From the first line of the data below through the line bearing "from bokeh.resources import INLINE", reproduce each line exactly; do not include pictures.

Start

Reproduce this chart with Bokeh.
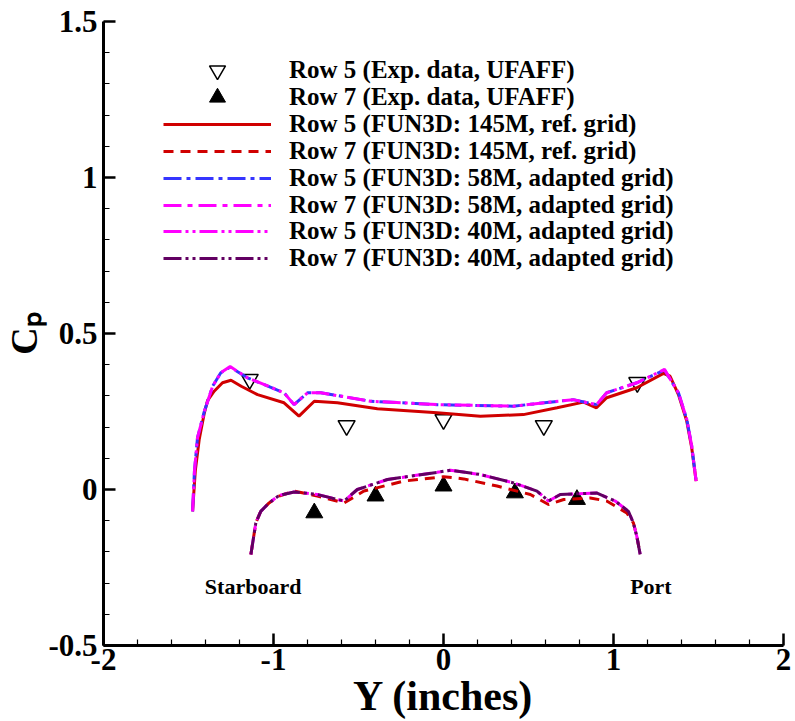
from bokeh.plotting import figure
from bokeh.models import Range1d, FixedTicker, CustomJSTickFormatter, Legend, LegendItem
from bokeh.core.properties import value
from bokeh.embed import file_html
from bokeh.resources import INLINE

# ---------------- data ----------------
exp5_x = [-1.14, -0.57, 0.0, 0.59, 1.14]
exp5_y = [0.353, 0.205, 0.224, 0.205, 0.343]

exp7_x = [-0.76, -0.40, 0.0, 0.42, 0.785]
exp7_y = [-0.075, -0.021, 0.011, -0.011, -0.032]

r5_145_x = [-1.476, -1.46, -1.437, -1.407, -1.388, -1.349, -1.30, -1.25, -1.19, -1.094,
            -0.938, -0.85, -0.76, -0.624, -0.389, -0.037, 0.217, 0.47, 0.668, 0.824,
            0.90, 0.96, 1.137, 1.294, 1.333, 1.382, 1.431, 1.46, 1.486]
r5_145_y = [-0.07, 0.06, 0.16, 0.245, 0.285, 0.315, 0.342, 0.350, 0.331, 0.304,
            0.278, 0.235, 0.283, 0.278, 0.259, 0.246, 0.235, 0.24, 0.262, 0.28,
            0.262, 0.294, 0.326, 0.372, 0.363, 0.304, 0.219, 0.134, 0.027]

r7_145_x = [-1.133, -1.104, -1.075, -1.026, -0.967, -0.879, -0.742, -0.585, -0.468, -0.233,
            0.0, 0.119, 0.315, 0.511, 0.618, 0.707, 0.863, 0.96, 1.078, 1.117, 1.137, 1.157]
r7_145_y = [-0.208, -0.107, -0.07, -0.043, -0.021, -0.005, -0.021, -0.043, -0.005, 0.027,
            0.041, 0.034, 0.011, -0.016, -0.048, -0.032, -0.027, -0.037, -0.075, -0.107, -0.15, -0.208]

r5_58_x = [-1.476, -1.465, -1.447, -1.407, -1.358, -1.31, -1.255, -1.153, -0.938, -0.879,
           -0.80, -0.722, -0.43, -0.037, 0.41, 0.763, 0.90, 0.96, 1.137, 1.30,
           1.382, 1.431, 1.46, 1.486]
r5_58_y = [-0.07, 0.059, 0.166, 0.25, 0.331, 0.374, 0.392, 0.358, 0.31, 0.272,
           0.31, 0.31, 0.283, 0.272, 0.267, 0.288, 0.272, 0.31, 0.342, 0.383,
           0.31, 0.225, 0.14, 0.027]

r7_58_x = [-1.133, -1.104, -1.075, -1.026, -0.967, -0.879, -0.742, -0.585, -0.507, -0.33,
           -0.037, 0.041, 0.217, 0.413, 0.55, 0.618, 0.687, 0.9, 1.01, 1.088,
           1.117, 1.137, 1.157]
r7_58_y = [-0.208, -0.107, -0.07, -0.043, -0.019, -0.008, -0.016, -0.037, 0.0, 0.032,
           0.055, 0.062, 0.048, 0.021, -0.005, -0.037, -0.016, -0.011, -0.037, -0.07,
           -0.107, -0.15, -0.208]

r5_40_x = r5_58_x
r5_40_y = [-0.07, 0.059, 0.166, 0.25, 0.331, 0.374, 0.394, 0.358, 0.31, 0.272,
           0.31, 0.31, 0.283, 0.272, 0.267, 0.288, 0.272, 0.31, 0.342, 0.385,
           0.31, 0.225, 0.14, 0.027]
r7_40_x = r7_58_x
r7_40_y = r7_58_y

legend_labels = ["Row 5 (Exp. data, UFAFF)", "Row 7 (Exp. data, UFAFF)",
                 "Row 5 (FUN3D: 145M, ref. grid)", "Row 7 (FUN3D: 145M, ref. grid)",
                 "Row 5 (FUN3D: 58M, adapted grid)", "Row 7 (FUN3D: 58M, adapted grid)",
                 "Row 5 (FUN3D: 40M, adapted grid)", "Row 7 (FUN3D: 40M, adapted grid)"]

side_text = ["Starboard", "Port"]
side_x = [-1.12, 1.22]
side_y = [-0.31, -0.31]

x_ticks = [-2, -1, 0, 1, 2]
y_ticks = [-0.5, 0, 0.5, 1, 1.5]
x_minor = [round(-2 + 0.2 * i, 1) for i in range(21)]
y_minor = [round(-0.5 + 0.1 * i, 1) for i in range(21)]

# ---------------- figure ----------------
FONT = "Liberation Serif"
p = figure(width=795, height=721, output_backend="svg", toolbar_location=None,
           x_range=Range1d(-2, 2), y_range=Range1d(-0.5, 1.5),
           min_border_left=102, min_border_right=12, min_border_top=21, min_border_bottom=76)
p.outline_line_color = None
p.xgrid.visible = False
p.ygrid.visible = False
p.background_fill_color = "white"

RED = "#d00000"
BLUE = "#3535ff"
MAG = "#ff00ff"
PURP = "#620062"
LW = 3

renderers = []
renderers.append(p.scatter(exp5_x, exp5_y, marker="inverted_triangle", size=17, fill_color="white",
                           line_color="black", line_width=1.5))
renderers.append(p.scatter(exp7_x, exp7_y, marker="triangle", size=17, fill_color="black",
                           line_color="black"))
renderers.append(p.line(r5_145_x, r5_145_y, line_color=RED, line_width=LW))
renderers.append(p.line(r7_145_x, r7_145_y, line_color=RED, line_width=LW, line_dash="10 7"))
renderers.append(p.line(r5_58_x, r5_58_y, line_color=BLUE, line_width=LW, line_dash="18 5 4 5"))
renderers.append(p.line(r7_58_x, r7_58_y, line_color=MAG, line_width=LW, line_dash="18 6 5 6"))
renderers.append(p.line(r5_40_x, r5_40_y, line_color=MAG, line_width=LW, line_dash="18 4 3 4 3 4"))
renderers.append(p.line(r7_40_x, r7_40_y, line_color=PURP, line_width=LW, line_dash="18 4 3 4 3 4"))

p.text(x=side_x, y=side_y, text=side_text, text_font=value(FONT), text_font_style="bold",
       text_font_size="22px", text_align="center", text_baseline="middle", text_color="black")

# ---------------- legend (one row per Legend for exact row pitch) ----------------
ROW0 = 575.0   # centre of first row, px above frame bottom
PITCH = 26.9
for i, (lab, r) in enumerate(zip(legend_labels, renderers)):
    gh = 40 if i < 2 else 30
    lg = Legend(items=[LegendItem(label=lab, renderers=[r])],
                location=(60, ROW0 - i * PITCH - gh / 2))
    lg.border_line_color = None
    lg.background_fill_alpha = 0
    lg.padding = 0
    lg.margin = 0
    lg.spacing = 0
    lg.glyph_width = 108
    lg.glyph_height = gh
    lg.label_height = gh
    lg.label_standoff = 18
    lg.label_text_font = FONT
    lg.label_text_font_style = "bold"
    lg.label_text_font_size = "25px"
    lg.label_text_color = "black"
    p.add_layout(lg)

# ---------------- axes ----------------
fmt = CustomJSTickFormatter(code="return tick.toString();")
for ax, ticks, minor in ((p.xaxis[0], x_ticks, x_minor), (p.yaxis[0], y_ticks, y_minor)):
    ax.ticker = FixedTicker(ticks=ticks, minor_ticks=minor)
    ax.formatter = fmt
    ax.axis_line_width = 3
    ax.axis_line_color = "black"
    ax.major_tick_in = 12
    ax.major_tick_out = 0
    ax.minor_tick_in = 6
    ax.minor_tick_out = 0
    ax.major_tick_line_width = 2.5
    ax.minor_tick_line_width = 1.2
    ax.major_label_text_font = FONT
    ax.major_label_text_font_style = "bold"
    ax.major_label_text_font_size = "31px"
    ax.major_label_text_color = "black"
    ax.axis_label_text_font = FONT
    ax.axis_label_text_font_style = "bold"
    ax.axis_label_text_color = "black"

p.xaxis.axis_label = "Y (inches)"
p.xaxis.axis_label_text_font_size = "42px"
p.xaxis.axis_label_standoff = 0
p.xaxis.major_label_standoff = 3
p.yaxis.axis_label = "Cₚ"
p.yaxis.axis_label_text_font_size = "38px"
p.yaxis.axis_label_standoff = 0
p.yaxis.major_label_standoff = 6

open("out.html", "w").write(file_html(p, INLINE))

End

▶ TASK RESULT
Reproduce this chart with Bokeh.
from bokeh.plotting import figure
from bokeh.models import Range1d, FixedTicker, CustomJSTickFormatter, Legend, LegendItem
from bokeh.core.properties import value
from bokeh.embed import file_html
from bokeh.resources import INLINE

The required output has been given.